Cotto landed 54 percent of his punches and 54 percent of his power punches, while Martinez connected on 31 percent of his punches and landed 60 of 157 power punches.
AP, SCHWERIN, Germany
Juergen Braehmer of Germany unanimously outpointed Roberto Feliciano Bolonti of Argentina to retain his WBA light heavyweight belt on Saturday.
The judges scored it 118-109, 119-108, 119-108 in favor of the 35-year-old Braehmer, a former WBO champion who was making his second defense of the title he won by beating the US’ Marcus Oliveira in December last year.

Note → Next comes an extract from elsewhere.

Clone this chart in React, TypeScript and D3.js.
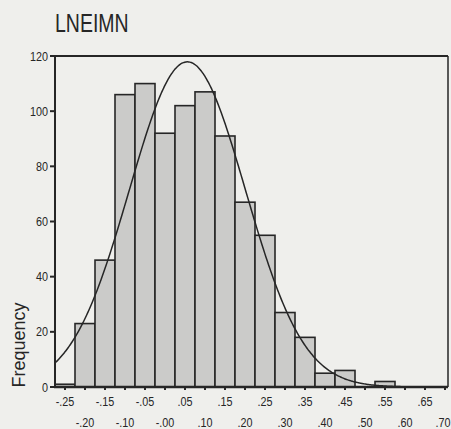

Braehmer was in control throughout the bout, with the exception of the fifth round. However, he recovered immediately in the sixth and the sight of Bolonti’s bloody nose in the seventh spurred the defending champ further in his hometown of Schwerin in northern Germany.
“He was the expected difficult opponent who was hard to hit. He was a tough dog. We wanted to show opponents like this to Schwerin,” Braehmer said.
Bolonti threw everything into the final round when it was clear he needed a knockout, but the German was too strong, improving to 44-2 (32 KOs), while Bolonti, also 35, dropped to 35-3 (24 KOs).
“He’s the deserved world champion,” Bolonti said of Braehmer.